---------- The input
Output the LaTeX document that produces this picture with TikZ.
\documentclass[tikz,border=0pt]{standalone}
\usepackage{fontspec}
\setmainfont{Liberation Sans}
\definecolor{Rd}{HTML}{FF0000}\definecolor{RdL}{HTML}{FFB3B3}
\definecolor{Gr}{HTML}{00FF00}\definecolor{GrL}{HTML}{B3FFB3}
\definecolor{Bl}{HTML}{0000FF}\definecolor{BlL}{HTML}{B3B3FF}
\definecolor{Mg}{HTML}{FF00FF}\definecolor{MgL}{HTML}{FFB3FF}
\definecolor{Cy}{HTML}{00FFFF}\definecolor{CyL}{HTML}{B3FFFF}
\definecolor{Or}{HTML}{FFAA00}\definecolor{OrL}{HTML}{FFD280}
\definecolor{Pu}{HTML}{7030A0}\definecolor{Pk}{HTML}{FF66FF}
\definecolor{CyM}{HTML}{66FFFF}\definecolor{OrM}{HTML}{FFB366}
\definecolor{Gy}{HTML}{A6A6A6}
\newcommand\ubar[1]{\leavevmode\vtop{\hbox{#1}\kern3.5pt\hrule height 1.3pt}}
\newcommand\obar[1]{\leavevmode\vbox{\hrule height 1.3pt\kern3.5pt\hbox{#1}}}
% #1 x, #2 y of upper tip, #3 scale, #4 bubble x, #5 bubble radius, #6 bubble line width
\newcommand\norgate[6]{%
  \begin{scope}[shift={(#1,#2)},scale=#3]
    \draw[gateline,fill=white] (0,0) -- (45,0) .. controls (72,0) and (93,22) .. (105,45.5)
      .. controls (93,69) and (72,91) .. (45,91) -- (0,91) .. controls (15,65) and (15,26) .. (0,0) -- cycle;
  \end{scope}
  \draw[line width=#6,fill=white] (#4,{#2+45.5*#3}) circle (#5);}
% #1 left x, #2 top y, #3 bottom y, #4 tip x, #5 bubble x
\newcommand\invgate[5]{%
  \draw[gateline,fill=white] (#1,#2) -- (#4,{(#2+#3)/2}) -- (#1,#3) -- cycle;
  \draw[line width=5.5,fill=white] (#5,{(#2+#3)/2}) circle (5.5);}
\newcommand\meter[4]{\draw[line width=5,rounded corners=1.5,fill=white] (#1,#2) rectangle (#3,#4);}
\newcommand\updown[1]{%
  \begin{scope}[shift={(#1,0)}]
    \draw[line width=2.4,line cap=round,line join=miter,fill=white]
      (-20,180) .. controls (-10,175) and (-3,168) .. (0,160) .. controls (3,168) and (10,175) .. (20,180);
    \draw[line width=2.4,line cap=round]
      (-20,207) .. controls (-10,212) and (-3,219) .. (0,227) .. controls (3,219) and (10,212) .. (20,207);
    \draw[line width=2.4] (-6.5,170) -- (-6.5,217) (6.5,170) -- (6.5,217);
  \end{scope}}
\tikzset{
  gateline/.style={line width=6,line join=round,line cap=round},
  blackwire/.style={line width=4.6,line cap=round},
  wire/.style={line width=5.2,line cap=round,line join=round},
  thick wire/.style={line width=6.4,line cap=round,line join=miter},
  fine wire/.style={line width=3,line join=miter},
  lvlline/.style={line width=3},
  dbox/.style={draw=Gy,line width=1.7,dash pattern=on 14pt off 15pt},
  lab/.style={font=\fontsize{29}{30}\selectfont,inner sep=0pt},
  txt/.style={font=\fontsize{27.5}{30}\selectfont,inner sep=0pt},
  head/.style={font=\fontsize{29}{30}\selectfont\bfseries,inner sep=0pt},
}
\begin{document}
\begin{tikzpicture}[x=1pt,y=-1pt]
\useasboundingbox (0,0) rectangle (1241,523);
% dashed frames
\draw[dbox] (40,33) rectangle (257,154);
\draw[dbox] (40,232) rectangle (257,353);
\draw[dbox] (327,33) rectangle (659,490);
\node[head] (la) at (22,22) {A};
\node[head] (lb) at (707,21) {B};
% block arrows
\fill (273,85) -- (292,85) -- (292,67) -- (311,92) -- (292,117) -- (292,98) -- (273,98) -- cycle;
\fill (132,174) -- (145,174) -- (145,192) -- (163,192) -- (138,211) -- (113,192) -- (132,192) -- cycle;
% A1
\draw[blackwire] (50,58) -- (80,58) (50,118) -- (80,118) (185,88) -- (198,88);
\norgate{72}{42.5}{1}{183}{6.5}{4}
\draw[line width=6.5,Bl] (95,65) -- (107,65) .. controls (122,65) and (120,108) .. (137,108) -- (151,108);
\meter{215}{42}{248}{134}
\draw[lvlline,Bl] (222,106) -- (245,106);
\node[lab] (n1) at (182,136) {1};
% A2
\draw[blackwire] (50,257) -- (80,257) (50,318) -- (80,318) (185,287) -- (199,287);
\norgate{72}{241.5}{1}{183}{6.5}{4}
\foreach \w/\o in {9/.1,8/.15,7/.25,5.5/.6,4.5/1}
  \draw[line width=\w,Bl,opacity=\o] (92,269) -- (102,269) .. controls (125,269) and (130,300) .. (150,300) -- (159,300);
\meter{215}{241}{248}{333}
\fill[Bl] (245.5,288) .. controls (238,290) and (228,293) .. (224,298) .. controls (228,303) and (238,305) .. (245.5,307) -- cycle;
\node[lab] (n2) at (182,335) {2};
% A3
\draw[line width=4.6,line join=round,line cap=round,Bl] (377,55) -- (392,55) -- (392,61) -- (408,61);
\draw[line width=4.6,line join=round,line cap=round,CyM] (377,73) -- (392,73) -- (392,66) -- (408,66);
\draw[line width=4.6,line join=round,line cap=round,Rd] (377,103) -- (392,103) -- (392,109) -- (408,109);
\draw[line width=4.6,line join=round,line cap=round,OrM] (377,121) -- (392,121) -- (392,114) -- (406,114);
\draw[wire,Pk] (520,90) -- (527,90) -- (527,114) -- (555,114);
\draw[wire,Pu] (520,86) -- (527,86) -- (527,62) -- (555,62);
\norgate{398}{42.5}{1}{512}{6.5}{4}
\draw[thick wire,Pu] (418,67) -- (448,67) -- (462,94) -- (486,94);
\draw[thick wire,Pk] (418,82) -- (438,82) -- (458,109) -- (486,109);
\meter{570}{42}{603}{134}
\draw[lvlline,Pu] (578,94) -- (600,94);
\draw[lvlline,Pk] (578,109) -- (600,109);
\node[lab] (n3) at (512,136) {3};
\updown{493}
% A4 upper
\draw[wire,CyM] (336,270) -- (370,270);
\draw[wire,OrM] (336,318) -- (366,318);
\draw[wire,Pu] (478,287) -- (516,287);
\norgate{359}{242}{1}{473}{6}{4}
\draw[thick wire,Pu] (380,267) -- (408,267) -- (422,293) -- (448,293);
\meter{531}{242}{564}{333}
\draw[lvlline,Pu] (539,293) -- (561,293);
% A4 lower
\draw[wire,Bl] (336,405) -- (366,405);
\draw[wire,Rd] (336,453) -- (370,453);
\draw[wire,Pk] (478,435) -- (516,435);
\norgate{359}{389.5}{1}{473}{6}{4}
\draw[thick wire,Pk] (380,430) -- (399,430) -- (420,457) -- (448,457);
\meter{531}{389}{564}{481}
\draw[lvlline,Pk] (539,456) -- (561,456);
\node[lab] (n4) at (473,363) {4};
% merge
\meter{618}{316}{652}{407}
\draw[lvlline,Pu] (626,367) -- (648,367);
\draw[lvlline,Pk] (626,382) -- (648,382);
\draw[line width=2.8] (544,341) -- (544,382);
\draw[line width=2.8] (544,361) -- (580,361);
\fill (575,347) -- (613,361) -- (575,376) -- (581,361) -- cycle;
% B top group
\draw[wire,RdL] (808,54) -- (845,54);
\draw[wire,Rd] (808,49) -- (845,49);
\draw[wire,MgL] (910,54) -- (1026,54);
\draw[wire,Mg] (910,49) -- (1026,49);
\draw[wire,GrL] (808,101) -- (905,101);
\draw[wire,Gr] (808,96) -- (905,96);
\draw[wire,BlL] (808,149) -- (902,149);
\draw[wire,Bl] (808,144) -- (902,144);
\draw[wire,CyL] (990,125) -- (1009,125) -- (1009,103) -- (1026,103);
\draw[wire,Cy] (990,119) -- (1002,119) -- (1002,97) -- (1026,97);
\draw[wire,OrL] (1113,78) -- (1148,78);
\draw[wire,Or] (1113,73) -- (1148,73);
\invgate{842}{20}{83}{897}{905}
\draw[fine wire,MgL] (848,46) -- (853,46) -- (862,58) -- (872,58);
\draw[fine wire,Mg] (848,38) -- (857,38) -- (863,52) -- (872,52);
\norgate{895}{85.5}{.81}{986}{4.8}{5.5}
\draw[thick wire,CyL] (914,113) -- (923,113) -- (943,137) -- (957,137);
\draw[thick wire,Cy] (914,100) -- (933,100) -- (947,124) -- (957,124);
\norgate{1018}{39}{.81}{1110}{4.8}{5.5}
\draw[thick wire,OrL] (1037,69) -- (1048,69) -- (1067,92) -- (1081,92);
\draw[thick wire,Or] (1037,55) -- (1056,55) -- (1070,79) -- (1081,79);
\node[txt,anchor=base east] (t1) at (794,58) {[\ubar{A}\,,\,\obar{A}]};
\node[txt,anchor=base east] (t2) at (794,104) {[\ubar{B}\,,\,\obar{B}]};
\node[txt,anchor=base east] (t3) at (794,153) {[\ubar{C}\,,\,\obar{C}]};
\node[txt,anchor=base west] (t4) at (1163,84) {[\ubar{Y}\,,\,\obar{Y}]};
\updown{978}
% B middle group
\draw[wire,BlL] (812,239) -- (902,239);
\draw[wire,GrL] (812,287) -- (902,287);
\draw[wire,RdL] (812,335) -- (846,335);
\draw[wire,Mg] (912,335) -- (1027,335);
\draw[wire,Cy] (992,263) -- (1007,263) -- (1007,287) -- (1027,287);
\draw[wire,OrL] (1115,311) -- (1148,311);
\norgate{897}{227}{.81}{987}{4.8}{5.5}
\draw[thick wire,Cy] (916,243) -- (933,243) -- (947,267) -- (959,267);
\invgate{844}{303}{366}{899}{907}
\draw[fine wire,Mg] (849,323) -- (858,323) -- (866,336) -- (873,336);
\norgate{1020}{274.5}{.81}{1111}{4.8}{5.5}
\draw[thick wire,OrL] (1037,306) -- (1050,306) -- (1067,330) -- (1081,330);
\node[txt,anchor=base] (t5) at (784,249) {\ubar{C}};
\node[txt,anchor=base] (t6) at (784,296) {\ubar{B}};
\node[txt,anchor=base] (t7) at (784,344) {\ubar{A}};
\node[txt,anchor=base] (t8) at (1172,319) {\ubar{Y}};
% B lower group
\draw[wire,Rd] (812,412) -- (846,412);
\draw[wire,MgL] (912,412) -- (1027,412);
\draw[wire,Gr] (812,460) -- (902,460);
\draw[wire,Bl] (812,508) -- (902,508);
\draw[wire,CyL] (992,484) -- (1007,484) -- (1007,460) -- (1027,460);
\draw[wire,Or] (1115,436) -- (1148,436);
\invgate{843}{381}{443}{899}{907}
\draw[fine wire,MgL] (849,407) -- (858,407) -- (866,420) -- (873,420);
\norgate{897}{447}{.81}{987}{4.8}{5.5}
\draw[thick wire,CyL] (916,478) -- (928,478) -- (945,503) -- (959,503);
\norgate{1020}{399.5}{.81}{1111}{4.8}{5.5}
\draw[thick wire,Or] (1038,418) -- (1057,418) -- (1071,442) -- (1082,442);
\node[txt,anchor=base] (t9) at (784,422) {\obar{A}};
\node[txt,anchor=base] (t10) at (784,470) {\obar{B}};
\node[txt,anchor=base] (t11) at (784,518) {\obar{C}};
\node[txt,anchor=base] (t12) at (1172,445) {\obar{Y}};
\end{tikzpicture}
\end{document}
--------------------
---------- The input
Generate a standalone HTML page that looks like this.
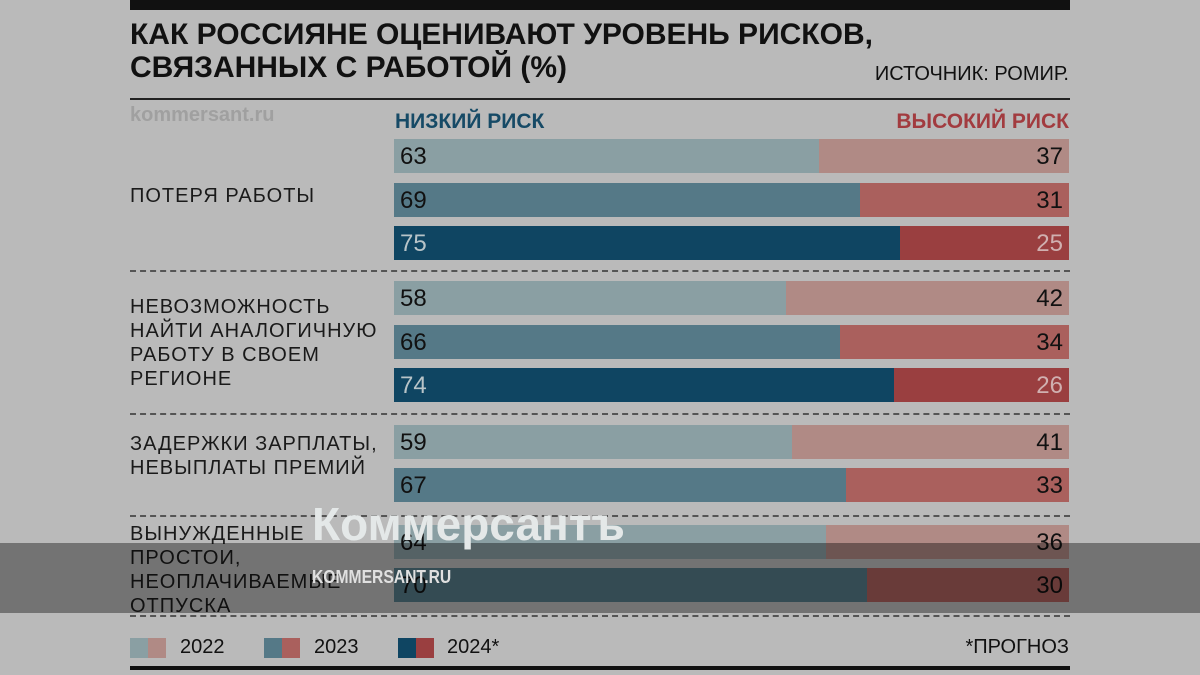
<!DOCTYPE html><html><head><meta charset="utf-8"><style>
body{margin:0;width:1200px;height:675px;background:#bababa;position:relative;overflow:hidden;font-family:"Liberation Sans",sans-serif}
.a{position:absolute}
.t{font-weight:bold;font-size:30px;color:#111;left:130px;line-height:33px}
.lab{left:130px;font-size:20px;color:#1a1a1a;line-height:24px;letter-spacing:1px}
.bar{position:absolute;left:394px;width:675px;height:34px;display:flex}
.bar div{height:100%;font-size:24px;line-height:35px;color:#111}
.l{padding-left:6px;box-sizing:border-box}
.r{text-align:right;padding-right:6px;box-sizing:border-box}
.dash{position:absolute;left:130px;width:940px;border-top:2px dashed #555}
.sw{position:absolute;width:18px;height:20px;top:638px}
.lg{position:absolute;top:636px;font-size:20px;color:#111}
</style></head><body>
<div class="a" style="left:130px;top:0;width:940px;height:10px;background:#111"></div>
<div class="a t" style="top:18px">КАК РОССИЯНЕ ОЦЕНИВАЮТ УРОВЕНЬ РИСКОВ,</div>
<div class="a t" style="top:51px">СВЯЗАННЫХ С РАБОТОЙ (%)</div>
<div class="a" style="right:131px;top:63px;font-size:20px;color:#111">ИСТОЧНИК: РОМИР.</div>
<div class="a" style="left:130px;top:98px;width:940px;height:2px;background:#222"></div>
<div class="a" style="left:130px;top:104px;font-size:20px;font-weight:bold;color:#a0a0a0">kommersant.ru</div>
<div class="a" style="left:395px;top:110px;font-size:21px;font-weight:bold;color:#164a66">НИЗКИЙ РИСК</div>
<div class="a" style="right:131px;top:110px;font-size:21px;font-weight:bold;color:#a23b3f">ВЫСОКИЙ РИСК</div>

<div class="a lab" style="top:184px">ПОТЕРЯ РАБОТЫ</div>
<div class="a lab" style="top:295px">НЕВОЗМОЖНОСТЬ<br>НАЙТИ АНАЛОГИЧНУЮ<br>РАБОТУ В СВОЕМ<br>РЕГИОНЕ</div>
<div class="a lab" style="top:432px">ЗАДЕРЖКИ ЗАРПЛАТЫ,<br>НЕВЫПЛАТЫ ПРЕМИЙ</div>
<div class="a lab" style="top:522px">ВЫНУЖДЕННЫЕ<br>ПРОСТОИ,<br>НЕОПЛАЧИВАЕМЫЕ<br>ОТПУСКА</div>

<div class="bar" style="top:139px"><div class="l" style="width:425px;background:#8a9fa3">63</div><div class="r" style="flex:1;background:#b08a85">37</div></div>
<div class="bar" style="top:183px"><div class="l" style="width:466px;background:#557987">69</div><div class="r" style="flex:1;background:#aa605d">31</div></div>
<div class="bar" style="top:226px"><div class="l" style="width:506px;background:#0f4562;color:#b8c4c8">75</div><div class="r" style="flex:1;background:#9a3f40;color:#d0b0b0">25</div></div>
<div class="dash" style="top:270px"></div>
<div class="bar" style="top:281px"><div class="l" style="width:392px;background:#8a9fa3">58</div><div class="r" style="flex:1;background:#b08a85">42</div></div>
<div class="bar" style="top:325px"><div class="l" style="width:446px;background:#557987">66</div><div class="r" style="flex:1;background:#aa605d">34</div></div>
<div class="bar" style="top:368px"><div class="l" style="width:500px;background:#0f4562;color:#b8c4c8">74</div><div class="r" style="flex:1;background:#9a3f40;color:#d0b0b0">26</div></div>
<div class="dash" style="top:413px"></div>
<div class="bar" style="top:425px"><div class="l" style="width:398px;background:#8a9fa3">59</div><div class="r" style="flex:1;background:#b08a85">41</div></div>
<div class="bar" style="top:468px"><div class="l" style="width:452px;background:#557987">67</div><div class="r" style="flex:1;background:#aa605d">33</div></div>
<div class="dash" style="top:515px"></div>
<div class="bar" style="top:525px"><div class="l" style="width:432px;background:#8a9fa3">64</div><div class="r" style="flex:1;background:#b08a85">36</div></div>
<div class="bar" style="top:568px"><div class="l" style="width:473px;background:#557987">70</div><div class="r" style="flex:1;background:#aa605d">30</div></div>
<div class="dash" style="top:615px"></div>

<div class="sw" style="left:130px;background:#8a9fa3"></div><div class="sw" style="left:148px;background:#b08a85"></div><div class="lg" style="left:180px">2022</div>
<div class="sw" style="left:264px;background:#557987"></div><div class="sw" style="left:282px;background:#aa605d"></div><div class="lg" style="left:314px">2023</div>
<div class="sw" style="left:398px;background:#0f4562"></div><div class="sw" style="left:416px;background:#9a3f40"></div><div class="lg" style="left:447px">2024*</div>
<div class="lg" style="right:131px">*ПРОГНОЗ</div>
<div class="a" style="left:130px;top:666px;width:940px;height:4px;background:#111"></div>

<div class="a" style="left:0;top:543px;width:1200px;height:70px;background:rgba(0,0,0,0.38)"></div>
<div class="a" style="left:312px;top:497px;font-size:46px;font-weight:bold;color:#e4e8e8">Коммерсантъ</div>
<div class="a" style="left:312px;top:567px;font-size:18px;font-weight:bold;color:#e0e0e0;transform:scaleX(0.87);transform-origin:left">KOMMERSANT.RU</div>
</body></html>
--------------------
Problem to work on: Only the count is needed: the number of lines in the data that include the word "standalone".

Correct response: 2